At this point were you getting the same volume on the speakers from both channels? Previously you stated that the left channel was resistricted to 3 V RMS.
 
A little bit of tidying and the addition of the jumper to resolve the 2nd stage of decoupling before the ground star.
View attachment 1221731 View attachment 1221730
In post 240 I included an image attachment forthe Silicon Chip Class A which has some differences to P3A such as current mirrors and CCS loads forVas collector load. I would have though the heart of the circuit could be used with changes to accomdate a bootstrap collector load for the VAS remove the current mirror in the LTP and draw connecting lines in place. I can post a component side view with tracks shown underneath and the copper side if that would help.
 
Ok guys, according to the track and trace, I should have BD139/140 by Friday.
While waiting, I've been fiddling with the layout some more.
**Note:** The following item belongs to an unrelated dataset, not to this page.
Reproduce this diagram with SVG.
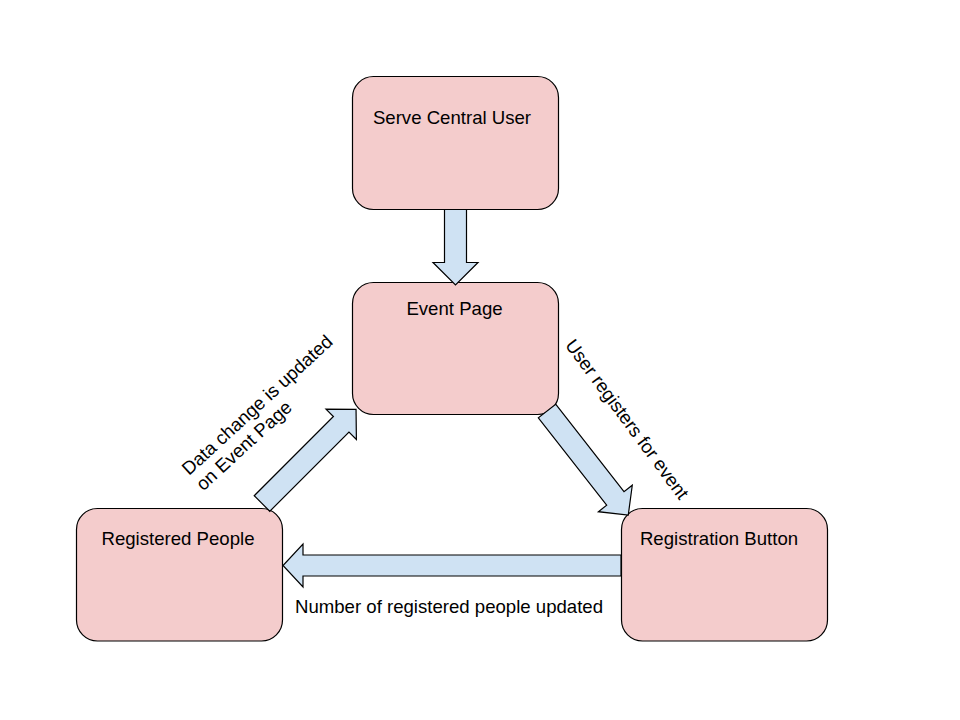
<svg xmlns="http://www.w3.org/2000/svg" width="960" height="720" viewBox="0 0 960 720">
<style>
.box{fill:#f4cccc;stroke:#000;stroke-width:1.2}
.arr{fill:#cfe2f3;stroke:#000;stroke-width:1.2;stroke-linejoin:miter}
text{font-family:"Liberation Sans",Arial,sans-serif;font-size:18.6px;fill:#000}
</style>
<rect width="960" height="720" fill="#fff"/>
<g id="serve-central-user">
<rect class="box" x="352.5" y="76.5" width="206" height="133" rx="21"/>
<text x="452" y="123.5" text-anchor="middle">Serve Central User</text>
</g>
<g id="event-page">
<rect class="box" x="352.5" y="282.5" width="206" height="132" rx="21"/>
<text x="454.5" y="315" text-anchor="middle">Event Page</text>
</g>
<g id="registered-people">
<rect class="box" x="76.5" y="508.5" width="206" height="132.5" rx="21"/>
<text x="178" y="545" text-anchor="middle">Registered People</text>
</g>
<g id="registration-button">
<rect class="box" x="621.5" y="508.5" width="206" height="132.5" rx="21"/>
<text x="719" y="545" text-anchor="middle">Registration Button</text>
</g>
<g id="connectors">
<polygon class="arr" points="444.5,209.5 466.5,209.5 466.5,262.5 478,262.5 455.5,285 433,262.5 444.5,262.5"/>
<polygon class="arr" transform="translate(262,503.5) rotate(-45)" points="0,-11 112,-11 112,-21.5 133,0 112,21.5 112,11 0,11"/>
<polygon class="arr" transform="translate(547,411) rotate(52)" points="0,-11 111,-11 111,-21.5 132,0 111,21.5 111,11 0,11"/>
<polygon class="arr" points="621,555 303,555 303,544 283,565.5 303,587 303,576 621,576"/>
<text transform="translate(189,476) rotate(-42.5)"><tspan x="0" y="0">Data change is updated</tspan><tspan x="0" y="21">on Event Page</tspan></text>
<text transform="translate(622,423) rotate(53.5)" text-anchor="middle">User registers for event</text>
<text x="295" y="612.5">Number of registered people updated</text>
</g>
</svg>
Since the previous layout seemed to not be preferable, I've gone back to basics.
I've chopped off the the extra decoupling stages and gone back to a plain old Rod Elliot style layout.

P3A V 4.1.png


P3A V4.1 bottom.png

This is pretty darn similar to Rod's layout however he biggest difference is the extra degen resistors, the larger input cap, larger diameter decoupling caps.

I understand that Q9 should be mounted as close as possible to the Tj of Q6 which I would take to mean the metal tab side of Q6.
However I of course want the metal tab side of Q6 on a heatsink.
Am I over thinking this, should I just be cable trying Q9 to the 'front' side of Q6 and forget about it?